Dancing is all about creative expression through movement. However, when it comes to the dance routines, in many ways, they haven’t budged. In many cultures, dances are deep-rooted in tradition and thriving with the same popularity today as when they were introduced centuries ago.
Some countries, such as Mexico, have several traditional dances. Along with the Jarabe Tapatío (Mexican Hat Dance) taught in classrooms around the world, tourists to Mexico may witness a performance of Danza del Venado (Dance of the Deer) or Tlacolorerosis (an agricultural dance). You might even see a Concheros dance, one of the oldest dances in Mexico —whose origin dates to shortly after the conquest of the Aztec Empire by the Spanish.
Of course, perhaps the most well-known Mexican music and dance combination is mariachi. The most common dance technique found with mariachi is zapateado, a kind of footwork from Spain with pounding movements into a raised platform.
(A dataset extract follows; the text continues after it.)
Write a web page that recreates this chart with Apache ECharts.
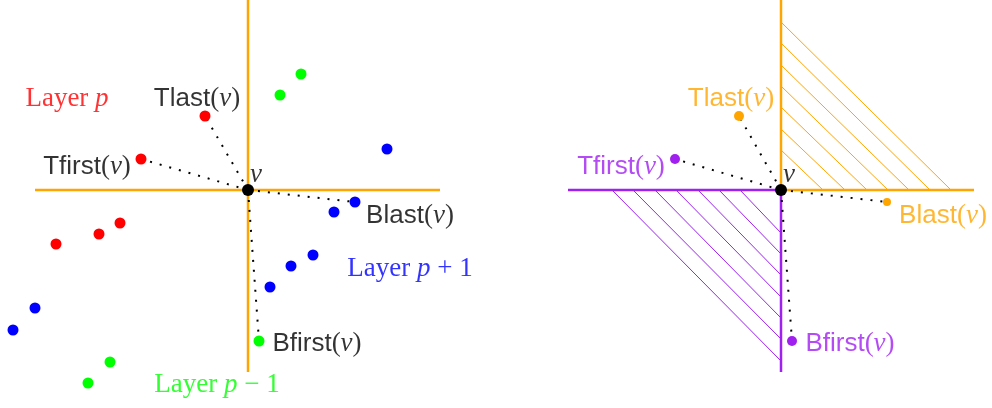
<!DOCTYPE html>
<html>
<head>
<meta charset="utf-8">
<script src="https://cdn.jsdelivr.net/npm/echarts@6/dist/echarts.min.js"></script>
<style>html,body{margin:0;padding:0;background:#fff;}#c{width:992px;height:408px;}</style>
</head>
<body>
<div id="c"></div>
<script>
// ---- Data (diagram coordinates) ----
const orangeSegments = [[248,0,248,372],[35,190,440,190],[781,0,781,190],[781,190,974,190]];
const purpleSegments = [[568,190,781,190],[781,190,781,372]];
const orangeHatch = [[781,22,951,190],[781,43,930,190],[781,65,909,190],[781,86,888,190],[781,107,867,190],[781,129,845,190],[781,150,823,190]];
const purpleHatch = [[612,190,781,361],[633,190,781,339],[655,190,781,318],[676,190,781,297],[698,190,781,275],[719,190,781,254],[740,190,781,233]];
const dottedLinks = [
  [248,190,205,116],[248,190,141,159],[248,190,355,202],[248,190,259,341],
  [781,190,739,116],[781,190,675,159],[781,190,887,202],[781,190,792,341]
];
const redPoints = [[205,116],[141,159],[56,244],[99,234],[120,223]];
const greenPoints = [[301,74],[280,95],[259,341],[110,362],[88,383]];
const bluePoints = [[387,149],[355,202],[334,212],[313,255],[291,266],[270,287],[35,308],[13,330]];
const centerPoints = [[248,190],[781,190]];
const orangePoints = [[739,116]];
const orangeSmallPoints = [[887,202]];
const purplePoints = [[675,159],[792,341]];
const labelTexts = [
  '{rm|Layer }{it|p}', '{sf|Tlast}{rm|(}{it|v}{rm|)}', '{sf|Tfirst}{rm|(}{it|v}{rm|)}', '{it|v}',
  '{sf|Blast}{rm|(}{it|v}{rm|)}', '{rm|Layer }{it|p}{rm| + 1}', '{sf|Bfirst}{rm|(}{it|v}{rm|)}', '{rm|Layer }{it|p}{rm| \u2212 1}',
  '{sf|Tlast}{rm|(}{it|v}{rm|)}', '{sf|Tfirst}{rm|(}{it|v}{rm|)}', '{it|v}', '{sf|Blast}{rm|(}{it|v}{rm|)}', '{sf|Bfirst}{rm|(}{it|v}{rm|)}'
];
const labelAnchors = [
  [67,99],[197,99],[87,167],[256,175],
  [410,216],[410,269],[317,344],[217,385],
  [731,99],[621,167],[789,175],[943,216],[850,344]
];
const labelColors = ['#FF0000','#000000','#000000','#000000','#000000','#0000FF','#000000','#00FF00','#FFA500','#A020F0','#000000','#FFA500','#A020F0'];

// ---- Styles ----
const ORANGE = '#FFA500', PURPLE = '#A020F0';
function richFor(color) {
  return {
    sf: {fontFamily: 'Liberation Sans', fontSize: 26, color: color},
    rm: {fontFamily: 'Liberation Serif', fontSize: 27, color: color},
    it: {fontFamily: 'Liberation Serif', fontStyle: 'italic', fontSize: 27, color: color}
  };
}
function segSeries(arr, color, width, dash, z) {
  return {
    type: 'custom', coordinateSystem: 'cartesian2d', z: z, silent: true,
    encode: {x: [0, 2], y: [1, 3]},
    data: arr,
    renderItem: function (params, api) {
      const p1 = api.coord([api.value(0), api.value(1)]);
      const p2 = api.coord([api.value(2), api.value(3)]);
      return {type: 'line', shape: {x1: p1[0], y1: p1[1], x2: p2[0], y2: p2[1]},
        style: {stroke: color, lineWidth: width, lineDash: dash || null, fill: null}};
    }
  };
}
function dots(arr, color, size, z) {
  return {type: 'scatter', z: z || 4, symbolSize: size, silent: true,
    itemStyle: {color: color, opacity: 1}, data: arr};
}
const chart = echarts.init(document.getElementById('c'), null, {renderer: 'canvas'});
chart.setOption({
  animation: false,
  backgroundColor: '#fff',
  grid: {left: 0, right: 0, top: 0, bottom: 0},
  xAxis: {type: 'value', min: 0, max: 992, show: false},
  yAxis: {type: 'value', min: 0, max: 408, inverse: true, show: false},
  series: [
    segSeries(orangeHatch, ORANGE, 1, null, 1),
    segSeries(purpleHatch, PURPLE, 1, null, 1),
    segSeries(orangeSegments, ORANGE, 2.5, null, 2),
    segSeries(purpleSegments, PURPLE, 2.5, null, 2),
    segSeries(dottedLinks, '#000000', 2, [2, 8], 3),
    dots(redPoints, '#FF0000', 11),
    dots(greenPoints, '#00FF00', 11),
    dots(bluePoints, '#0000FF', 11),
    dots(orangePoints, ORANGE, 10),
    dots(orangeSmallPoints, ORANGE, 8),
    dots(purplePoints, PURPLE, 10),
    dots(centerPoints, '#000000', 12, 5),
    {type: 'scatter', z: 6, symbolSize: 1, silent: true, itemStyle: {color: 'transparent'},
      data: labelAnchors.map((p, i) => ({value: p, label: {show: true, position: 'inside', align: 'center', verticalAlign: 'middle', formatter: labelTexts[i], rich: richFor(labelColors[i])}}))}
  ]
});
</script>
</body>
</html>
Bharata Natyam, indigenous to India, has been around for centuries and is one of the most popular and widely performed dance styles and is practiced by male and female dancers all over the world.
The Irish jig, however, is actually native to England. The dance was widely adapted in Ireland and Scotland in the 17th century and usually associated with those countries. In Ireland, reel dancing is also very popular and taught in schools.
When it comes to contemporary ballroom dancing, the Viennese Waltz remains as an international standard. It emerged from Austria in the second half of the 18th century.
In the Philippines, the tinikling is among the most popular traditional dances.The tinikling is a pre-Spanish dance from the Philippines where two people beat and slide bamboo poles on the ground and against each other as others step over and between the poles. The dance originated in the central Philippines as an imitation of the tikling bird dodging traps set by rice farmers.